The Equality Act 2010 places a duty on all employers to make ‘reasonable adjustments’ to accommodate the needs of their disabled employees and any disabled job applicants
The duty to make reasonable adjustments applies to three separate requirements:
1. To make adjusting the way things are done.
This refers to any provision, criterion or practice which may place a disabled employee or job applicant at a substantial disadvantage in comparison to someone who does not have a disability. These cover all aspects of employment, for example, recruitment and selection; promotion; training; retention, including sickness absence policies.
2. By making adjusting to physical features of the workplace.
In some cases, it may be necessary to make some adjustments to overcome barriers created by the physical features of the workplace. This includes any physical feature which puts a disabled person at a substantial disadvantage compared with a non-disabled person.
3. To provide extra equipment.
The Equality Act 2010 refers to this as an auxiliary aid or an auxiliary service. This requirement means taking reasonable steps to provide an auxiliary aid where the absence of such an aid would place the disabled employee at a substantial disadvantage when compared with persons who are not disabled.
The following list is a few possible examples of reasonable adjustment which could be made to support a disabled an individual’s disability.
Please note that reasonable adjustments can potentially be implemented on a temporary, occasional or a permanent basis.
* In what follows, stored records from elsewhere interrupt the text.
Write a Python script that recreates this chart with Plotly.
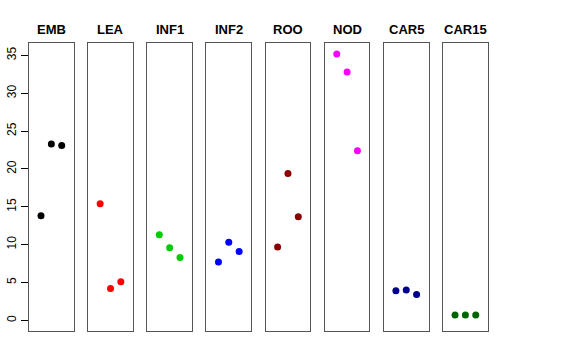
import plotly.graph_objects as go

tissues = ["EMB", "LEA", "INF1", "INF2", "ROO", "NOD", "CAR5", "CAR15"]
replicate = [1, 2, 3]
rep1 = [13.8, 15.4, 11.3, 7.7, 9.7, 35.2, 3.9, 0.7]
rep2 = [23.3, 4.2, 9.6, 10.3, 19.4, 32.8, 4.0, 0.7]
rep3 = [23.1, 5.1, 8.3, 9.1, 13.7, 22.4, 3.4, 0.7]
colors = ["#000000", "#FF0000", "#00CD00", "#0000FF", "#8B0000", "#FF00FF", "#00008B", "#006400"]
y_ticks = [0, 5, 10, 15, 20, 25, 30, 35]

W, H = 576, 360
left0, pitch, pw = 29.0, 59.15, 44.7
top_px, bot_px = 43.3, 331.0

fig = go.Figure()
layout = dict(
    width=W, height=H,
    margin=dict(l=0, r=0, t=0, b=0),
    paper_bgcolor="white", plot_bgcolor="white",
    showlegend=False,
    font=dict(family="Liberation Sans, Arial, sans-serif", color="black"),
)
annotations = []
for i, name in enumerate(tissues):
    k = "" if i == 0 else str(i + 1)
    x0 = (left0 + pitch * i) / W
    x1 = (left0 + pitch * i + pw) / W
    fig.add_trace(go.Scatter(
        x=replicate, y=[rep1[i], rep2[i], rep3[i]],
        mode="markers",
        marker=dict(color=colors[i], size=7, line=dict(width=0)),
        xaxis="x" + k, yaxis="y" + k,
        hoverinfo="y",
    ))
    layout["xaxis" + k] = dict(
        domain=[x0, x1], range=[-0.16, 4.16],
        showticklabels=False, ticks="", showgrid=False, zeroline=False,
        showline=True, mirror=True, linecolor="#555555", linewidth=1,
        anchor="y" + k, fixedrange=True,
    )
    ydict = dict(
        domain=[1 - bot_px / H, 1 - top_px / H], range=[-1.41, 36.6],
        showgrid=False, zeroline=False,
        showline=True, mirror=True, linecolor="#555555", linewidth=1,
        anchor="x" + k, fixedrange=True,
    )
    if i == 0:
        ydict.update(
            tickvals=y_ticks, ticktext=[str(v) for v in y_ticks],
            ticks="outside", ticklen=7, tickcolor="black", tickwidth=1,
            tickangle=-90, tickfont=dict(size=12, color="black"),
            showticklabels=True,
        )
    else:
        ydict.update(showticklabels=False, ticks="")
    layout["yaxis" + k] = ydict
    annotations.append(dict(
        text="<b>" + name + "</b>", xref="paper", yref="paper",
        x=(x0 + x1) / 2, y=1 - 29 / H, xanchor="center", yanchor="middle",
        showarrow=False, font=dict(size=13, color="black"),
    ))
layout["annotations"] = annotations
fig.update_layout(**layout)
fig.write_html(
    "out.html",
    config={"displayModeBar": False},
    post_script="document.body.style.margin='0';document.body.style.overflow='hidden';",
)
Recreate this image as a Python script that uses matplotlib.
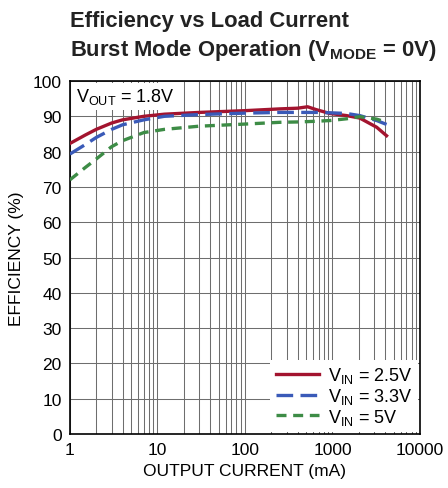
#!/usr/bin/env python3
"""
Efficiency vs load current, Burst Mode operation
"""
import matplotlib
matplotlib.use("Agg")
import matplotlib.pyplot as plt

plt.rcParams['font.family'] = ['Liberation Sans', 'DejaVu Sans']
plt.rcParams['mathtext.fontset'] = 'custom'
plt.rcParams['mathtext.rm'] = 'Liberation Sans'

# load current (mA)
current = [1, 1.5, 2, 3, 4, 7, 12, 30, 100, 250, 400, 520, 650, 935, 1450, 2050, 3200, 4150]

# efficiency (%) per input voltage
eff_25 = [82.3, 84.7, 86.3, 88.1, 89.0, 90.0, 90.6, 91.1, 91.6, 92.1, 92.3, 92.7, 91.9, 90.8, 90.2, 89.5, 86.9, 84.5]
eff_33 = [79.3, 82.0, 84.0, 86.3, 87.6, 89.0, 90.0, 90.5, 90.9, 91.1, 91.1, 91.1, 91.1, 91.0, 90.8, 90.2, 88.8, 87.7]
eff_50 = [72.0, 75.5, 77.9, 81.4, 83.1, 85.4, 86.3, 87.2, 87.8, 88.3, 88.4, 88.5, 88.6, 88.8, 89.3, 89.9, 89.2, 88.3]

series_labels = ['V$_\\mathregular{IN}$ = 2.5V',
                 'V$_\\mathregular{IN}$ = 3.3V',
                 'V$_\\mathregular{IN}$ = 5V']

fig = plt.figure(figsize=(4.48, 4.89), dpi=100)
ax = fig.add_axes([0.156, 0.1104, 0.7815, 0.7219])

ax.plot(current, eff_25, color='#a3142f', lw=2.4, label=series_labels[0], zorder=3)
ax.plot(current, eff_33, color='#3a5ab8', lw=2.4, dashes=(5, 2.2), label=series_labels[1], zorder=3)
ax.plot(current, eff_50, color='#3d8c46', lw=2.4, dashes=(3, 2), label=series_labels[2], zorder=3)

ax.set_xscale('log')
ax.set_xlim(1, 10000)
ax.set_ylim(0, 100)
ax.set_yticks(range(0, 101, 10))
ax.set_xticks([1, 10, 100, 1000, 10000])
ax.set_xticklabels(['1', '10', '100', '1000', '10000'])
ax.tick_params(which='both', length=0, labelsize=12.5, pad=6)
ax.grid(True, which='both', color='#6e6e6e', lw=0.75)
for s in ax.spines.values():
    s.set_linewidth(1.2)

ax.set_xlabel('OUTPUT CURRENT (mA)', fontsize=12.5, labelpad=4)
ax.set_ylabel('EFFICIENCY (%)', fontsize=12.5, labelpad=6)

ax.text(0.018, 0.985, 'V$_\\mathregular{OUT}$ = 1.8V', transform=ax.transAxes,
        fontsize=13, va='top', ha='left', zorder=4,
        bbox=dict(facecolor='white', edgecolor='none', pad=2.5))

leg = ax.legend(loc='lower right', fontsize=13, frameon=True, fancybox=False,
                edgecolor='none', framealpha=1, handlelength=2.4,
                borderpad=0.3, labelspacing=0.05, handletextpad=0.5,
                borderaxespad=0.1)
leg.set_zorder(5)

fig.text(0.156, 0.977, 'Efficiency vs Load Current', fontsize=15.8,
         fontweight='bold', color='#222222', va='top', ha='left')
fig.text(0.156, 0.922, 'Burst Mode Operation (V$_\\mathregular{MODE}$ = 0V)',
         fontsize=15.8, fontweight='bold', color='#222222', va='top', ha='left')

fig.savefig('out.png', dpi=100)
• Modifying instructions or processes, e.g. providing them in Braille or large print or coloured paper;
• Providing additional or tailored training, coaching or mentoring;
• Adjusting and altering working hours, maybe flexible start or finish time, or more frequent rest breaks or part-time working;
• Changing the place of work, maybe working from home part of the week;
• Providing special equipment or software;
• Providing a reader or interpreter, e.g. for someone who is deaf;
• Changing the method of doing the job or adjusting the duties of the job;
• Extending an individual’s probationary period or changing the sickness absence policy if the person has had periods of disability-related sickness;
Hi there, reasonable adjustments in the workplace are they permanent and can they be removed? now this is a question I put to employment barrister Nick Singer and he'll explain.
Yes, I always advise employers and employees to keep reasonable adjustments under constant review, some disabilities are fluctuating some of them get worse and get better, so it should just keeping an eye on it sometimes things get better and the employee doesn't need it, which is great for everyone in the business but sometimes things get worse and you may have to actually re-adjust them.